■ Goal
Copy the lines below as they are; omit the images they contain.

··· Data excerpt ···

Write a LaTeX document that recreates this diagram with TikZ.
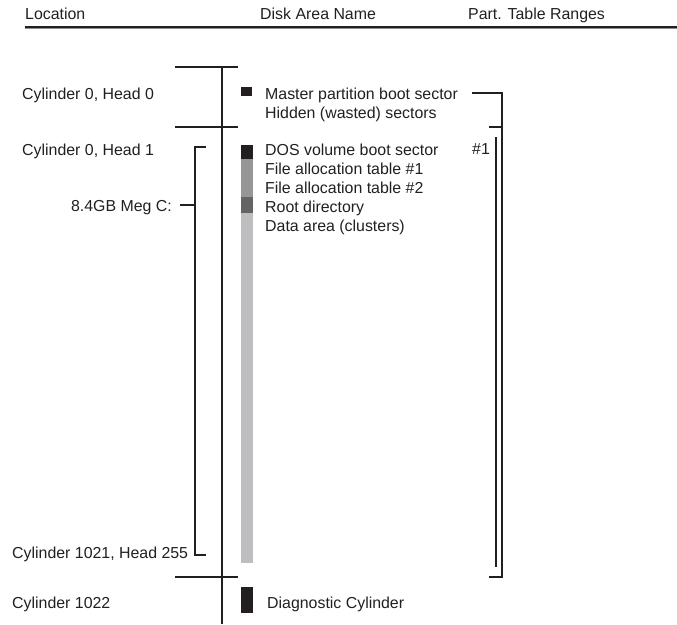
\documentclass[tikz,border=0pt]{standalone}
\usepackage{fontspec}
\setmainfont{Liberation Sans}
\definecolor{ink}{HTML}{231F20}
\definecolor{fatgray}{RGB}{150,150,150}
\definecolor{rootgray}{RGB}{100,100,100}
\definecolor{datagray}{RGB}{190,190,192}
\begin{document}
\begin{tikzpicture}[x=1pt,y=-1pt,
  lbl/.style={anchor=base west,inner sep=0pt,font=\fontsize{15.9}{19}\selectfont,text=ink},
  lblr/.style={anchor=base east,inner sep=0pt,font=\fontsize{15.9}{19}\selectfont,text=ink},
  rule/.style={draw=ink,line width=1.3pt},
  seg/.style={draw=none,inner sep=0pt,outer sep=0pt}]
\useasboundingbox (0,0) rectangle (677,624);
% header
\node[lbl] (hloc) at (25,19) {Location};
\node[lbl] (hname) at (260,19) {Disk Area Name};
\node[lbl] (hpart) at (468,19) {Part. Table Ranges};
\coordinate (hl) at (25,27);
\coordinate (hr) at (677,27);
\draw[ink,line width=2pt] (hl) -- (hr);
\draw[black!45,line width=1pt] ([yshift=-1.8pt]hl) -- ([yshift=-1.8pt]hr);
% main axis
\coordinate (vtop) at (222,67);
\coordinate (vbot) at (222,624);
\draw[rule] (vtop) -- (vbot);
\coordinate (c1l) at (175,67);  \coordinate (c1r) at (238,67);
\coordinate (c2l) at (175,127); \coordinate (c2r) at (238,127);
\coordinate (c3l) at (175,577); \coordinate (c3r) at (238,577);
\draw[rule] (c1l) -- (c1r);
\draw[rule] (c2l) -- (c2r);
\draw[rule] (c3l) -- (c3r);
% location labels
\node[lbl] (l00) at (22,99) {Cylinder 0, Head 0};
\node[lbl] (l01) at (22,155) {Cylinder 0, Head 1};
\node[lblr] (lc) at (172,211) {8.4GB Meg C:};
\node[lbl] (l1021) at (12,558) {Cylinder 1021, Head 255};
\node[lbl] (l1022) at (12,608) {Cylinder 1022};
% left bracket
\coordinate (lbt) at (206,147);
\coordinate (lbb) at (206,555);
\coordinate (lbm) at (180,205);
\draw[rule] (lbt) -- (195,147) -- (195,555) -- (lbb);
\draw[rule] (lbm) -- (195,205);
% bar segments
\fill[ink] (241,87) rectangle (252,96);
\fill[ink] (241,145) rectangle (253,159);
\fill[fatgray] (241,159) rectangle (253,197);
\fill[rootgray] (241,197) rectangle (253,213);
\fill[datagray] (241,213) rectangle (253,563);
\fill[ink] (241,587) rectangle (253,613);
% disk area names
\node[lbl] (mbr) at (265,99) {Master partition boot sector};
\node[lbl] (hid) at (265,118) {Hidden (wasted) sectors};
\node[lbl] (dos) at (265,155) {DOS volume boot sector};
\node[lbl] (fat1) at (265,174) {File allocation table \#1};
\node[lbl] (fat2) at (265,193) {File allocation table \#2};
\node[lbl] (root) at (265,212) {Root directory};
\node[lbl] (data) at (265,231) {Data area (clusters)};
\node[lbl] (diag) at (267,608) {Diagnostic Cylinder};
% partition table ranges
\node[lbl] (p1) at (472,154) {\#1};
\coordinate (ot) at (472,93);
\coordinate (ob) at (489,577);
\coordinate (otk) at (489,127);
\draw[rule] (ot) -- (502,93) -- (502,577) -- (ob);
\draw[rule] (otk) -- (502,127);
\coordinate (it) at (496,137);
\coordinate (ib) at (496,567);
\draw[rule,line width=1.6pt] (it) -- (ib);
\end{tikzpicture}
\end{document}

···

■ Exercise output
Write a LaTeX document that recreates this diagram with TikZ.
\documentclass[tikz,border=0pt]{standalone}
\usepackage{fontspec}
\setmainfont{Liberation Sans}
\definecolor{ink}{HTML}{231F20}
\definecolor{fatgray}{RGB}{150,150,150}
\definecolor{rootgray}{RGB}{100,100,100}
\definecolor{datagray}{RGB}{190,190,192}
\begin{document}
\begin{tikzpicture}[x=1pt,y=-1pt,
  lbl/.style={anchor=base west,inner sep=0pt,font=\fontsize{15.9}{19}\selectfont,text=ink},
  lblr/.style={anchor=base east,inner sep=0pt,font=\fontsize{15.9}{19}\selectfont,text=ink},
  rule/.style={draw=ink,line width=1.3pt},
  seg/.style={draw=none,inner sep=0pt,outer sep=0pt}]
\useasboundingbox (0,0) rectangle (677,624);
% header
\node[lbl] (hloc) at (25,19) {Location};
\node[lbl] (hname) at (260,19) {Disk Area Name};
\node[lbl] (hpart) at (468,19) {Part. Table Ranges};
\coordinate (hl) at (25,27);
\coordinate (hr) at (677,27);
\draw[ink,line width=2pt] (hl) -- (hr);
\draw[black!45,line width=1pt] ([yshift=-1.8pt]hl) -- ([yshift=-1.8pt]hr);
% main axis
\coordinate (vtop) at (222,67);
\coordinate (vbot) at (222,624);
\draw[rule] (vtop) -- (vbot);
\coordinate (c1l) at (175,67);  \coordinate (c1r) at (238,67);
\coordinate (c2l) at (175,127); \coordinate (c2r) at (238,127);
\coordinate (c3l) at (175,577); \coordinate (c3r) at (238,577);
\draw[rule] (c1l) -- (c1r);
\draw[rule] (c2l) -- (c2r);
\draw[rule] (c3l) -- (c3r);
% location labels
\node[lbl] (l00) at (22,99) {Cylinder 0, Head 0};
\node[lbl] (l01) at (22,155) {Cylinder 0, Head 1};
\node[lblr] (lc) at (172,211) {8.4GB Meg C:};
\node[lbl] (l1021) at (12,558) {Cylinder 1021, Head 255};
\node[lbl] (l1022) at (12,608) {Cylinder 1022};
% left bracket
\coordinate (lbt) at (206,147);
\coordinate (lbb) at (206,555);
\coordinate (lbm) at (180,205);
\draw[rule] (lbt) -- (195,147) -- (195,555) -- (lbb);
\draw[rule] (lbm) -- (195,205);
% bar segments
\fill[ink] (241,87) rectangle (252,96);
\fill[ink] (241,145) rectangle (253,159);
\fill[fatgray] (241,159) rectangle (253,197);
\fill[rootgray] (241,197) rectangle (253,213);
\fill[datagray] (241,213) rectangle (253,563);
\fill[ink] (241,587) rectangle (253,613);
% disk area names
\node[lbl] (mbr) at (265,99) {Master partition boot sector};
\node[lbl] (hid) at (265,118) {Hidden (wasted) sectors};
\node[lbl] (dos) at (265,155) {DOS volume boot sector};
\node[lbl] (fat1) at (265,174) {File allocation table \#1};
\node[lbl] (fat2) at (265,193) {File allocation table \#2};
\node[lbl] (root) at (265,212) {Root directory};
\node[lbl] (data) at (265,231) {Data area (clusters)};
\node[lbl] (diag) at (267,608) {Diagnostic Cylinder};
% partition table ranges
\node[lbl] (p1) at (472,154) {\#1};
\coordinate (ot) at (472,93);
\coordinate (ob) at (489,577);
\coordinate (otk) at (489,127);
\draw[rule] (ot) -- (502,93) -- (502,577) -- (ob);
\draw[rule] (otk) -- (502,127);
\coordinate (it) at (496,137);
\coordinate (ib) at (496,567);
\draw[rule,line width=1.6pt] (it) -- (ib);
\end{tikzpicture}
\end{document}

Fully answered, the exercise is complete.